Review Details
Reviewer has chosen to be Anonymous
Overall Impression: Weak
Suggested Decision: Reject
Technical Quality of the paper: Weak
Presentation: Good
Reviewer`s confidence: High
Significance: Moderate significance
Background: Reasonable
Novelty: Lack of novelty
Data availability: Not all used and produced data are FAIR and openly available in established data repositories; authors need to fix this
Length of the manuscript: The authors need to elaborate more on certain aspects and the manuscript should therefore be extended (if the general length limit is already reached, I urge the editor to allow for an exception)
Summary of paper in a few sentences:
Authors used a deep 1D Convolutional Neural Network to identify whether any threats exist or not in voice calls of mobile phones.
They have collected voice call dataset with more than 9 hours of audio data and annotated with 3 labels namely crime, normal and sarcastic.
CNN with MLP was employed to classify the audio to one of the 3 labels. Two variations namely WeightedRandomSampler and ClassWeight methods were experimented on the dataset.
Reasons to accept:
Data set contribution.
Paper is well written
Reasons to reject:
Lack of contributions in the methodology
Lack of analysis
Nanopublication comments:
Further comments:
The major contribution of this paper is on data set. However, more details can be added related to data set collection.
1. How many annotators were involved in labeling?
2. What is the inter-rater agreement?
3. What are the guidelines used for annotating to crime, normal and sarcastic in Bengali language?
Introduction section can be concluded with what are the open challenges and contributions of this research.
Related work section can be summarized with a table highlighting the research gaps.
What is the reason for choosing M11 architecture for solving this problem? What is the impact of recurrent neural network which may be a better choice for voice data that captures the context better than CNN architectures.
The data set used for evaluation is not a gold standard one. Authors selected a few instances to be the test data set and they claim they achieved 91% accuracy which may be subjective to the test data they have chosen. It would be better if authors perform a k-fold cross validation when they evaluate on their own data set.

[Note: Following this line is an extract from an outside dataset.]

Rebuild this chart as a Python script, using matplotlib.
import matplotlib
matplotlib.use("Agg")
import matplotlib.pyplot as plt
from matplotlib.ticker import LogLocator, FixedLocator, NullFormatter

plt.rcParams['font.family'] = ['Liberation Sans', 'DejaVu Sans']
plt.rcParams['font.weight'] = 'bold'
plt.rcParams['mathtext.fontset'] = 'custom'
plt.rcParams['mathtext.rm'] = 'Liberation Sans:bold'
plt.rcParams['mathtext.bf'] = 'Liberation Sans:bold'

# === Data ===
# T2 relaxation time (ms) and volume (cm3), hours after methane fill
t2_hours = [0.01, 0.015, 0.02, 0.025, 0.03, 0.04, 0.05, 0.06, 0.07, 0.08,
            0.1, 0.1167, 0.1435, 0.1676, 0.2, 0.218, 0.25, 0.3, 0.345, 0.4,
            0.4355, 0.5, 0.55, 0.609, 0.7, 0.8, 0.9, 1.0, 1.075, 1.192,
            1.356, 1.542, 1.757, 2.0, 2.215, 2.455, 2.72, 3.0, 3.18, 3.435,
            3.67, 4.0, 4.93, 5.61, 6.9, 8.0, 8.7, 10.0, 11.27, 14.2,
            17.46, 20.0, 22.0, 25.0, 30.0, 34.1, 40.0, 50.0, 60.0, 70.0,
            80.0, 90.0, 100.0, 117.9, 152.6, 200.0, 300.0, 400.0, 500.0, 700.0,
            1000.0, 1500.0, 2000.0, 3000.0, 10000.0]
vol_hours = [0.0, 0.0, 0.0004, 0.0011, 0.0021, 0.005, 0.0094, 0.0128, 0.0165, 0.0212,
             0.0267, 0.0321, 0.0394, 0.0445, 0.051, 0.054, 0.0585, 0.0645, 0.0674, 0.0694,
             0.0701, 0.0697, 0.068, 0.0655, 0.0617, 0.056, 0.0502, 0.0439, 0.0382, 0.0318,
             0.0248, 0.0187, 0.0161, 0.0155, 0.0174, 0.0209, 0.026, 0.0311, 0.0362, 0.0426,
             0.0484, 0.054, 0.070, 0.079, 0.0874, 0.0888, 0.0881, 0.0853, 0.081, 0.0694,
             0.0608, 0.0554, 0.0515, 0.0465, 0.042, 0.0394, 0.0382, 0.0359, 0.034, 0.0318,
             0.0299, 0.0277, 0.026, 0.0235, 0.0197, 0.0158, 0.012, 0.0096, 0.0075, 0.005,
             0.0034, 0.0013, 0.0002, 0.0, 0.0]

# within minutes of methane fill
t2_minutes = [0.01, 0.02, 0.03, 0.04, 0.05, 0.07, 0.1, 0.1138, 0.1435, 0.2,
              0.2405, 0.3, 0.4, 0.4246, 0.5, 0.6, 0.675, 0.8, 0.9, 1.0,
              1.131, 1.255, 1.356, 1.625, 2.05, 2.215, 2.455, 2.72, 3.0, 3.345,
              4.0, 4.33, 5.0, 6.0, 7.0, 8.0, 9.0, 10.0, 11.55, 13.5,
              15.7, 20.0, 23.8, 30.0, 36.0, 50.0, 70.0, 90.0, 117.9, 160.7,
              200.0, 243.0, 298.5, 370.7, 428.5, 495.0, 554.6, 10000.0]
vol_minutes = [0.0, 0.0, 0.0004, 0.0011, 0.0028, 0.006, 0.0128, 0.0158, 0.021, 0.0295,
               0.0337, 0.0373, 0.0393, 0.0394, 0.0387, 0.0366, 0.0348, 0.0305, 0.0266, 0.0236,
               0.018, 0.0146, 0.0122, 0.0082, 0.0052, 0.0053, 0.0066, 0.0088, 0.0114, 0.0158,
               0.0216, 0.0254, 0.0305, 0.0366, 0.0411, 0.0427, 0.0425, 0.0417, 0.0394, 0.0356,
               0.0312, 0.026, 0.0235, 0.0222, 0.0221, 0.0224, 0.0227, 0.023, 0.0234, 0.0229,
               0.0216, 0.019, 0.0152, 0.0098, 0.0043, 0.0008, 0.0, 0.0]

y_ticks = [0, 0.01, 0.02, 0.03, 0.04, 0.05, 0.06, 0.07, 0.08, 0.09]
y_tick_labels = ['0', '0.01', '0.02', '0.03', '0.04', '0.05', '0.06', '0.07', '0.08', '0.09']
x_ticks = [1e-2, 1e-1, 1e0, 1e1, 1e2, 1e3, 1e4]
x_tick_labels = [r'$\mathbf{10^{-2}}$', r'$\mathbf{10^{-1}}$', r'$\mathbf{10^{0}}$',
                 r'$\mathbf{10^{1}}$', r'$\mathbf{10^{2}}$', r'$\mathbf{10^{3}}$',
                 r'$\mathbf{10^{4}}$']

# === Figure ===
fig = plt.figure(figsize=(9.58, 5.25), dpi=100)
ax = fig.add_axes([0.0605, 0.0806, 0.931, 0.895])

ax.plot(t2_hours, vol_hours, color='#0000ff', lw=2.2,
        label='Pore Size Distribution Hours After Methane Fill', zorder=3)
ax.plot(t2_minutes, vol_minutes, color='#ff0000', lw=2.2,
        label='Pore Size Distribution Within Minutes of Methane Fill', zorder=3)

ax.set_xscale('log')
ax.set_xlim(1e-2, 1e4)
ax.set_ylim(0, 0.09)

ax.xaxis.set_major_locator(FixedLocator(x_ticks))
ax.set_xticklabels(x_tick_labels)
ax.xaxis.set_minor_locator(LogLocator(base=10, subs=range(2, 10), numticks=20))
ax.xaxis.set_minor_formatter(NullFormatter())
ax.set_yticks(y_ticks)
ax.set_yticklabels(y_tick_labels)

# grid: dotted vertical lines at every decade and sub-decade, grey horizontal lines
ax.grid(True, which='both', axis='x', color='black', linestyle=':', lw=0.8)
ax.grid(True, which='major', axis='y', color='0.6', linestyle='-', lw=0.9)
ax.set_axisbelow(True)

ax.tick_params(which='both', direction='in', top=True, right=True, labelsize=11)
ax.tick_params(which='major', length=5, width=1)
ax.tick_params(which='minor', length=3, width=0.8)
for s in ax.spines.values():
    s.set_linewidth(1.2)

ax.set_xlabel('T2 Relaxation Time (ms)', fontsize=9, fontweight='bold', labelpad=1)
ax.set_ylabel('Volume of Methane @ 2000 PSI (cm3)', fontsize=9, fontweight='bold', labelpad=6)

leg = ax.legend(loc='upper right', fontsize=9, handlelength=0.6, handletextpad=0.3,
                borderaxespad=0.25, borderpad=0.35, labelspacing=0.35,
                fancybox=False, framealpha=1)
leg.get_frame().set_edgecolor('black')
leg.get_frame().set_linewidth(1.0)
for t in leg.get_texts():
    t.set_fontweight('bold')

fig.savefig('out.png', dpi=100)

A detailed empirical analysis can be done with more variations of methodology.
Error analysis and statistical analysis can be included.
2 Comments
Review the paper and comment.
Submitted by Malik Jawarneh on
Positive Comments:
-The research paper proposes a unique approach to detect potential threats in phone calls using deep learning.

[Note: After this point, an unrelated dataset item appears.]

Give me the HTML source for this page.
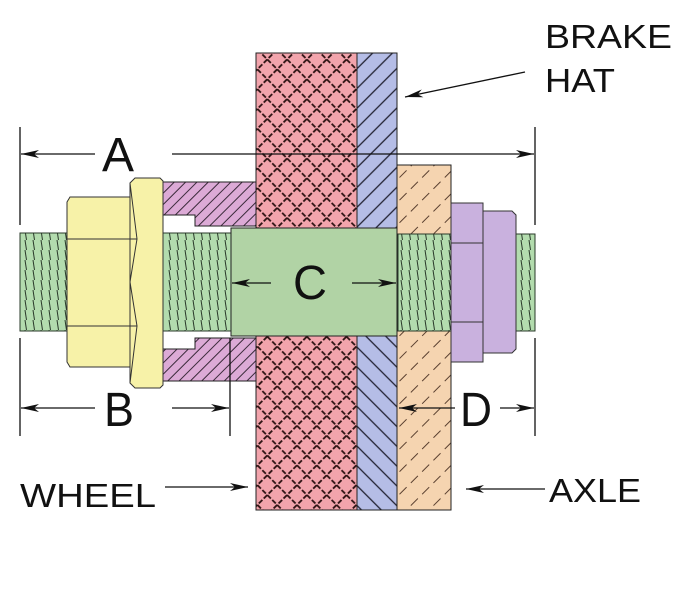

-The proposed system uses a Deep 1D Convolutional Neural Network to analyze the calls and a Multi-Layer Perceptron to decide whether any threats exist or not.
-The proposed simple baseline solution is able to achieve 91% precision, recall and F1-score in detecting the crime calls.

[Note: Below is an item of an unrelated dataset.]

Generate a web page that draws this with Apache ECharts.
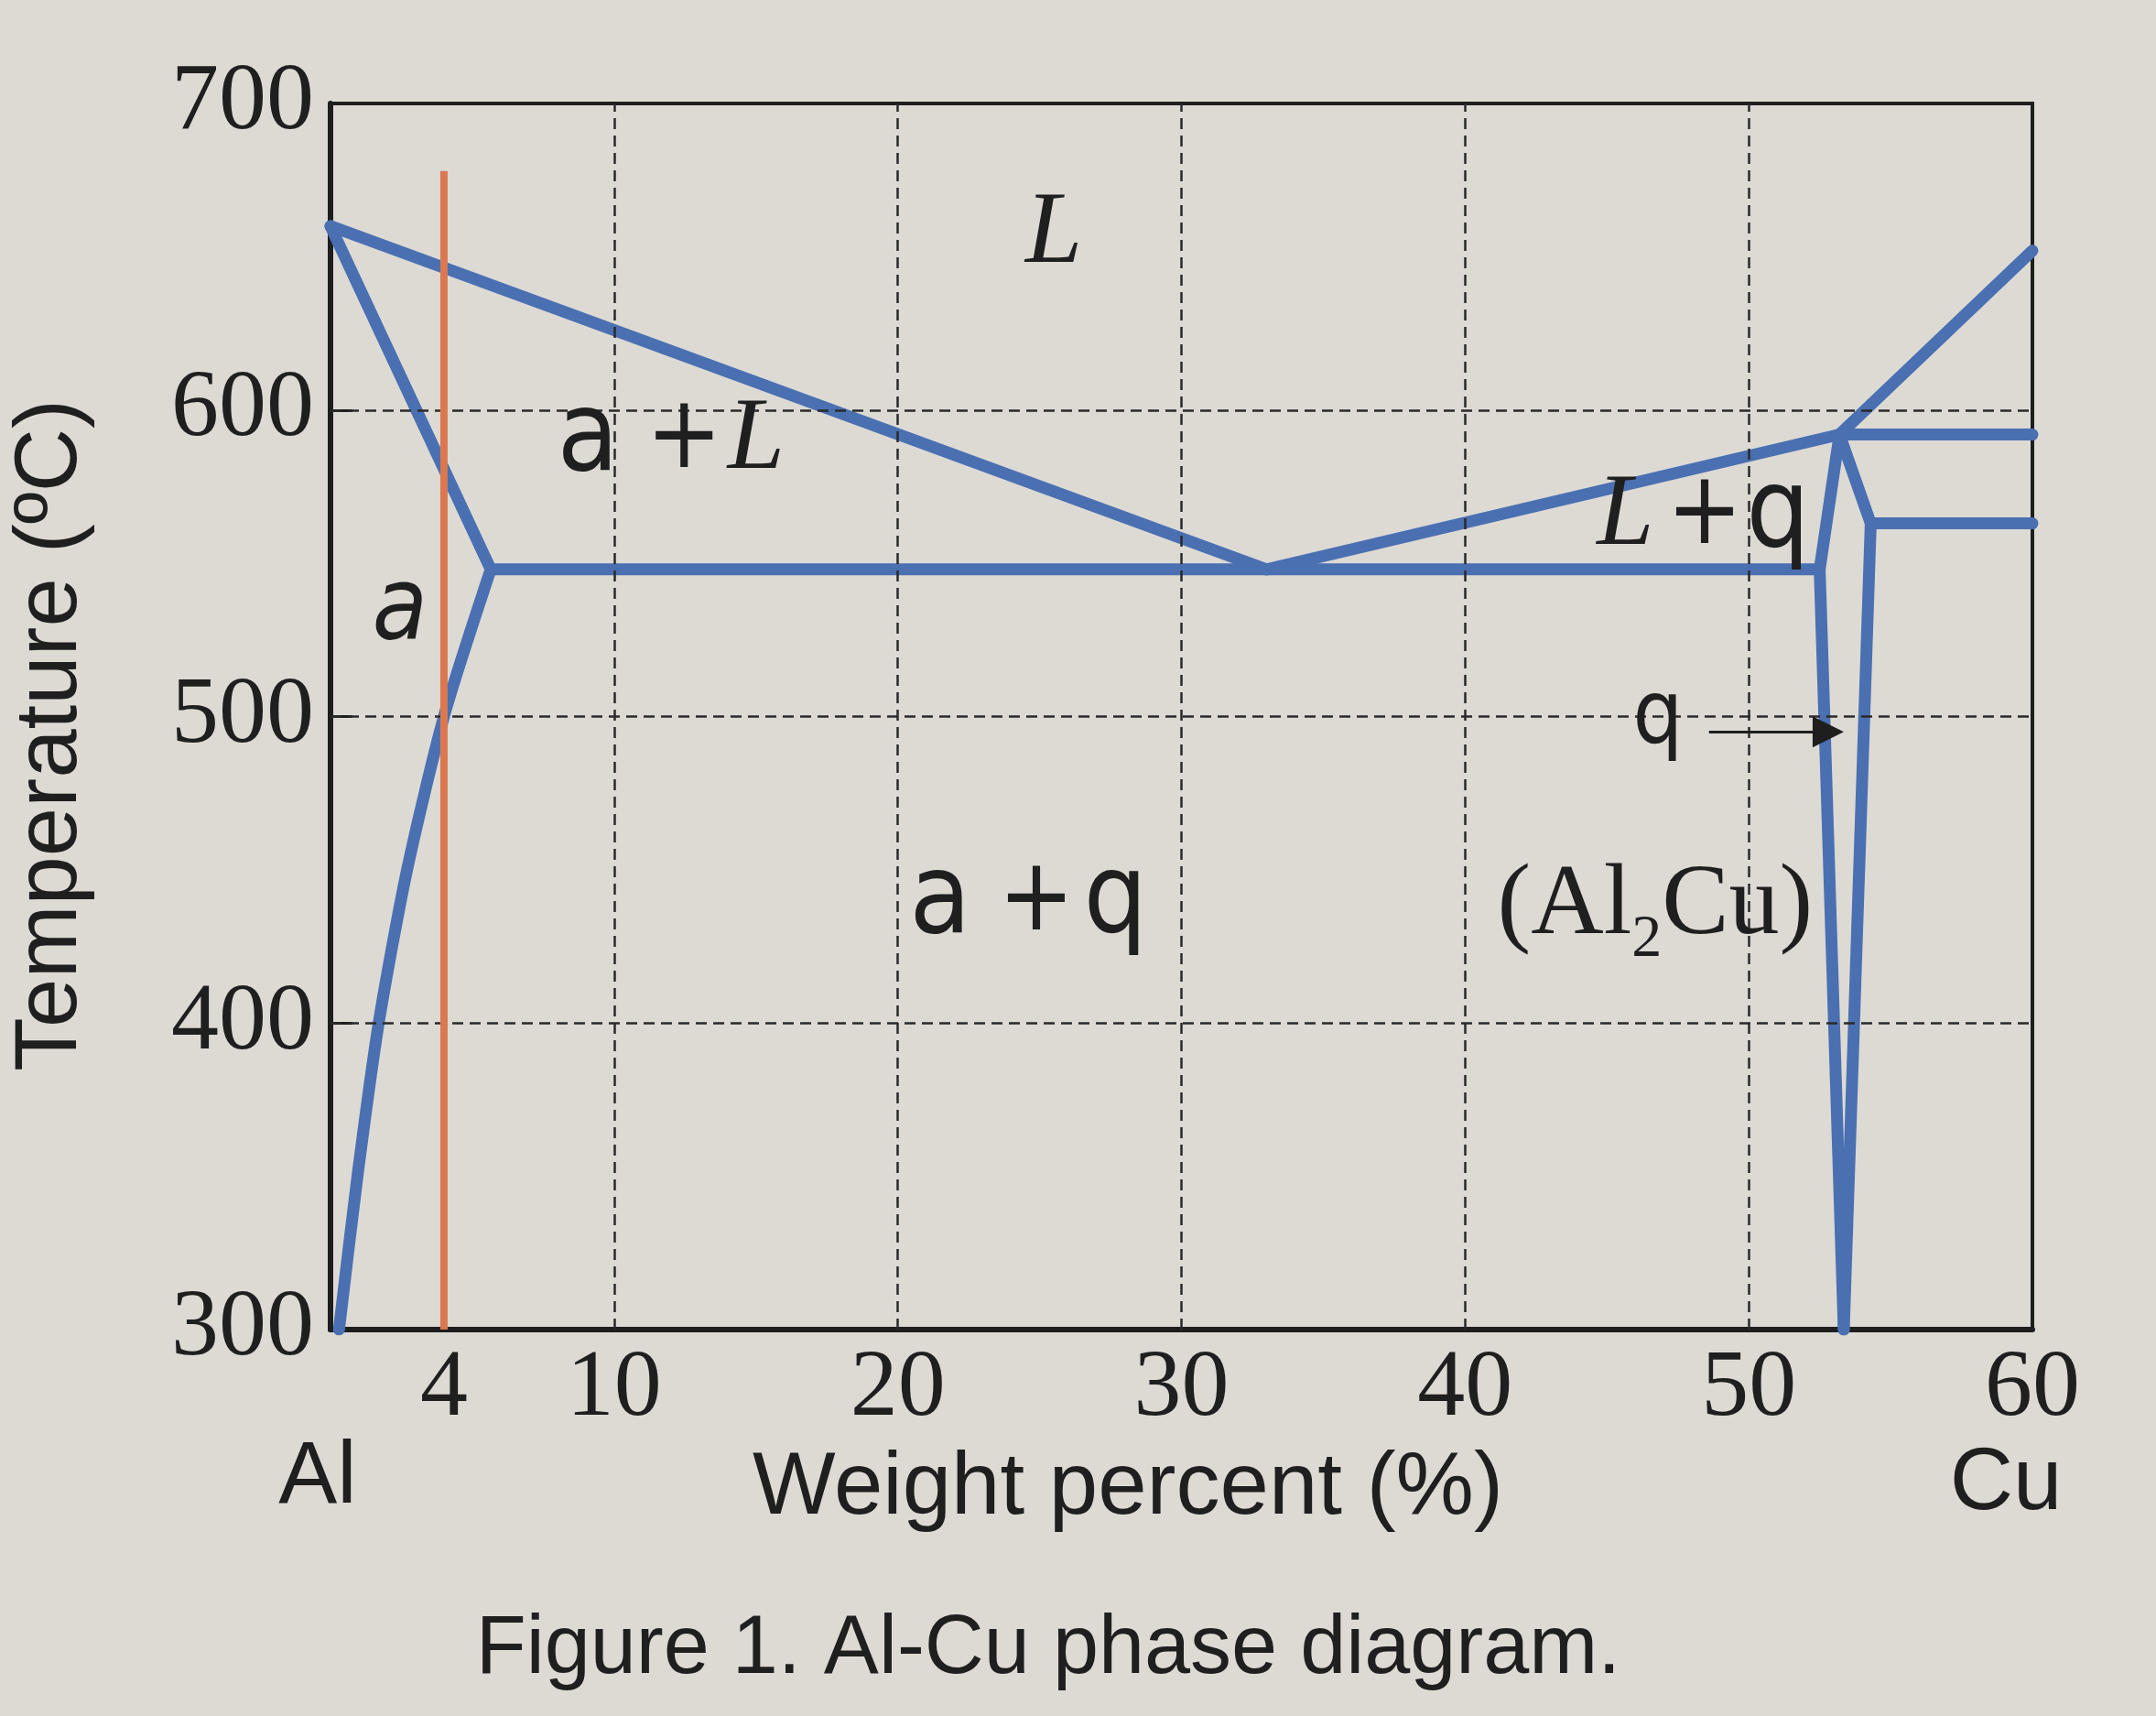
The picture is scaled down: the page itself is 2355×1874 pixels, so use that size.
<!DOCTYPE html>
<html><head><meta charset="utf-8">
<script src="https://cdn.jsdelivr.net/npm/echarts@6/dist/echarts.min.js"></script>
<style>html,body{margin:0;padding:0;background:#dddad4}#c{width:2355px;height:1874px}</style>
</head><body><div id="c"></div>
<script>
// ---- data (wt% Cu, temperature °C) ----
const xTickLabels = [4, 10, 20, 30, 40, 50, 60];
const yTickLabels = [300, 400, 500, 600, 700];
const xGridValues = [10, 20, 30, 40, 50];
const yGridValues = [400, 500, 600];
const liquidusLeft = [[0, 660], [33, 548]];
const solidus = [[0, 660], [5.65, 548]];
const solvus = [[5.65, 548], [4.0, 500], [2.7, 450], [1.7, 400], [0.95, 350], [0.3, 300]];
const eutecticLine = [[5.65, 548], [52.5, 548]];
const liquidusRight = [[33, 548], [53.2, 592], [60, 652]];
const thetaLeft = [[53.2, 592], [52.5, 548], [53.35, 300]];
const thetaRight = [[53.2, 592], [54.3, 563], [53.35, 300]];
const upperIsotherm = [[53.2, 592], [60, 592]];
const lowerIsotherm = [[54.3, 563], [60, 563]];
const alloyLine = [[4, 300], [4, 678]];
const thetaArrow = [[48.6, 495], [52.8, 495]];
const regionNames = ['{li|L}', '{s|a}{pa|+}{li|L}', '{si|a}', '{li|L}{pl|+}{s|q}', '{sq|q}', '{r|(Al}{sub|2}{r|Cu)}', '{s|a}{pq|+}{s|q}'];
const regionAt = [[25.5, 657], [12.0, 590], [2.45, 534], [48.4, 565], [46.8, 499], [46.7, 438], [24.6, 439]];

const BLUE = '#4a70b2', ORANGE = '#dc7850', INK = '#1f1f1f';
const SANS = "'Liberation Sans Narrow','DejaVu Sans Condensed','Liberation Sans'";
const SERIF = "'Liberation Serif'";

function boundary(name, data, extra) {
  return Object.assign({
    name, type: 'line', data, symbol: 'none', z: 4, silent: true,
    lineStyle: { color: BLUE, width: 13, cap: 'round', join: 'round' }
  }, extra || {});
}

const chart = echarts.init(document.getElementById('c'), null, { renderer: 'canvas' });
chart.setOption({
  backgroundColor: '#dddad4',
  animation: false,
  grid: { left: 361, right: 135, top: 113, bottom: 422, show: true, borderColor: '#1e1e1e', borderWidth: 4 },
  xAxis: {
    type: 'value', min: 0, max: 60,
    axisLine: { show: true, lineStyle: { color: '#1e1e1e', width: 6 } },
    axisTick: { show: false },
    splitLine: { show: false },
    axisLabel: { customValues: xTickLabels, fontFamily: SERIF, fontSize: 104, color: INK, margin: 14 }
  },
  yAxis: {
    type: 'value', min: 300, max: 700, interval: 100,
    axisLine: { show: true, lineStyle: { color: '#1e1e1e', width: 6 } },
    axisTick: { show: true, inside: true, length: 24, lineStyle: { color: '#1e1e1e', width: 3 } },
    splitLine: { show: false },
    axisLabel: { fontFamily: SERIF, fontSize: 104, color: INK, margin: 18,
      formatter: v => yTickLabels.indexOf(v) >= 0 ? String(v) : '' }
  },
  graphic: [
    { type: 'text', x: 57, y: 803, rotation: Math.PI / 2,
      style: { text: 'Temperature (ºC)', fontFamily: "'Liberation Sans'", fontSize: 96, fill: INK, align: 'center', verticalAlign: 'middle' } },
    { type: 'text', x: 1232, y: 1627,
      style: { text: 'Weight percent (%)', fontFamily: "'Liberation Sans'", fontSize: 96, fill: INK, align: 'center', verticalAlign: 'middle' } },
    { type: 'text', x: 347, y: 1615,
      style: { text: 'Al', fontFamily: "'Liberation Sans'", fontSize: 96, fill: INK, align: 'center', verticalAlign: 'middle' } },
    { type: 'text', x: 2191, y: 1622,
      style: { text: 'Cu', fontFamily: "'Liberation Sans'", fontSize: 96, fill: INK, align: 'center', verticalAlign: 'middle' } },
    { type: 'text', x: 1145, y: 1802,
      style: { text: 'Figure 1. Al-Cu phase diagram.', fontFamily: "'Liberation Sans'", fontSize: 90, fill: INK, align: 'center', verticalAlign: 'middle' } }
  ],
  series: [
    { name: 'grid', type: 'line', data: [], z: 1, silent: true,
      markLine: { silent: true, symbol: 'none', label: { show: false },
        lineStyle: { color: '#2a2a2a', width: 2.5, type: [12, 7] },
        data: xGridValues.map(v => ({ xAxis: v })).concat(yGridValues.map(v => ({ yAxis: v }))) } },
    boundary('liquidusLeft', liquidusLeft),
    boundary('solidus', solidus),
    boundary('solvus', solvus, { smooth: 0.25 }),
    boundary('eutectic', eutecticLine),
    boundary('liquidusRight', liquidusRight),
    boundary('thetaLeft', thetaLeft),
    boundary('thetaRight', thetaRight),
    boundary('upperIsotherm', upperIsotherm),
    boundary('lowerIsotherm', lowerIsotherm),
    { name: 'alloy', type: 'line', data: alloyLine, symbol: 'none', z: 6, silent: true,
      lineStyle: { color: ORANGE, width: 8 } },
    { name: 'arrow', type: 'line', data: [], z: 7, silent: true,
      markLine: { silent: true, symbol: ['none', 'triangle'], symbolSize: 34, label: { show: false },
        lineStyle: { color: '#1e1e1e', width: 3, type: 'solid' },
        data: [[{ coord: thetaArrow[0] }, { coord: thetaArrow[1] }]] } },
    { name: 'labels', type: 'scatter', symbolSize: 0, z: 8, silent: true,
      itemStyle: { opacity: 1 },
      data: regionNames.map((n, i) => ({ name: n, value: regionAt[i] })),
      label: { show: true, position: 'inside', formatter: p => p.name, color: INK, opacity: 1,
        rich: {
          li: { fontFamily: SERIF, fontStyle: 'italic', fontSize: 112, color: INK, lineHeight: 130 },
          s: { fontFamily: SANS, fontSize: 122, color: INK, lineHeight: 130 },
          si: { fontFamily: SANS, fontStyle: 'italic', fontSize: 110, color: INK, lineHeight: 130 },
          sq: { fontFamily: SANS, fontSize: 96, color: INK, lineHeight: 110 },
          pa: { fontFamily: SANS, fontSize: 110, color: INK, lineHeight: 130, padding: [0, 6, 0, 30] },
          pq: { fontFamily: SANS, fontSize: 110, color: INK, lineHeight: 130, padding: [0, 10, 0, 30] },
          pl: { fontFamily: SANS, fontSize: 110, color: INK, lineHeight: 130, padding: [0, 4, 0, 14] },
          r: { fontFamily: SERIF, fontSize: 110, color: INK, lineHeight: 140 },
          sub: { fontFamily: SERIF, fontSize: 66, color: INK, lineHeight: 66, verticalAlign: 'bottom' }
        } } }
  ]
});
</script></body></html>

-The recorded calls are freely available to use by the future researchers.
Negative Comments:
-The research paper does not provide any specifics on the Multi-Layer Perceptron used in the system.
-The research paper does not provide any information on the challenges faced while collecting the dataset.
-The research paper does not provide any information on the potential applications of the system.
Meta-Review by Editor
Submitted by Tobias Kuhn on
There are many question from reviewers which are not answered in the paper. I encorage the authors to consider the reviewers suggestion carfully to improve the paper for future work.
Important questions to take care while updating the papers are
1) Annotation process inculding the guidelines and annotators (reviewer 1 and reviewer 2 question)-- since the papers main contribution is dataset
2) Situation in code-mixed -- real world senario (reviewer 1 question)
3) Lack of analysis (reviewer 2 question)
4) Details about the models used
Bharathi Raja Chakravarthi (https://orcid.org/0000-0002-4575-7934)